Although Peter was finally getting treatment, the future seemed scarier than ever. Velma recalls one particularly poignant and lucid conversation at the hospital, in which her son wondered, "Is this it? Does this mean my life's over and I'll never do anything again?" Because Peter was an adult--and hadn't signed away his right to privacy--the hospital staff didn't tell his parents much about his condition. They had little idea what they were dealing with or what was to come.

After his release, Peter moved back home with his parents, whose vision of a blissful retirement quickly evaporated. They focused all their energy on their son, who enrolled in a day treatment center that provided him with a social outlet as well as some coping skills. Ed worked to reverse the terms of his son's discharge so that he would be eligible for veterans' health benefits and monthly disability payments. (They finally came through in 2000.)

After a while, things started looking up. Ed and Velma began to see that Peter's prospects were not as bleak as they had feared. They learned to recognize the cyclical nature of schizophrenia; they noticed that Peter would have good days and bad days, and that his ups and downs were not necessarily related to how much medication he was taking. They became involved with mental-health groups, particularly the National Alliance for the Mentally Ill. Today Ed and Velma lead courses teaching other families how to cope when a loved one is found to have a mental illness.

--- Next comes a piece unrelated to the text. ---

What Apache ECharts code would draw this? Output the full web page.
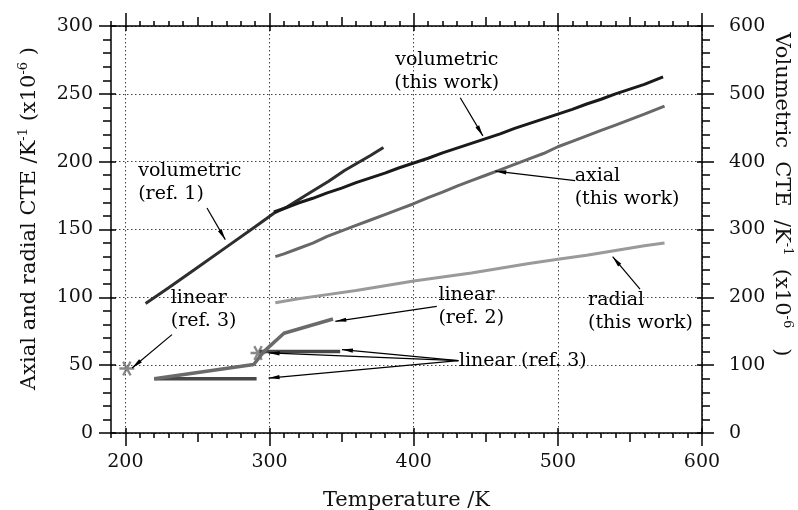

Peter went on to earn a two-year degree in computer programming. He made friends, started dating, and in May 2000 his son, Dana, was born. It quickly became clear that neither Peter nor Dana's mother was able to take care of a child, and Velma and Ed once again stepped in and agreed to raise the boy. "One never knows when the next blessing will appear, does one?" Ed wrote in a Christmas letter that year to family and friends.

As for the future, the Beales are cautiously optimistic. Dana is thriving, and though he is at greater risk of developing schizophrenia at some point than a child without an afflicted parent, there is a better than 80% chance that he will not. The Beales have also learned to cast aside the feelings of shame and stigma that are still too often attached to schizophrenia. "My mother had cancer," Velma says. "I'm not ashamed to talk about that. Why should I be afraid to tell people about mental illness?" Peter's brother and sister also talk openly about his condition with their friends and co-workers.

For his part, Peter says he has come to terms with the fact that schizophrenia will always be a part of his life. He knows that others can easily take advantage of him and has learned to ask family members for a "reality check" every now and then when he's not sure what an appropriate response might be. "I used to think my goal was to become like I was before the illness," he says. "Then I realized that I was older, that I had experienced and learned a lot, even from my illness, and my goal became to discover who I am now and make the best future for myself that I can."

Right now, that means Peter helps his folks with chores around the house and reads bedtime stories to his son. Whatever happens, at least he knows he won't share his grandmother's fate, having his very existence denied by those who mean the most to him.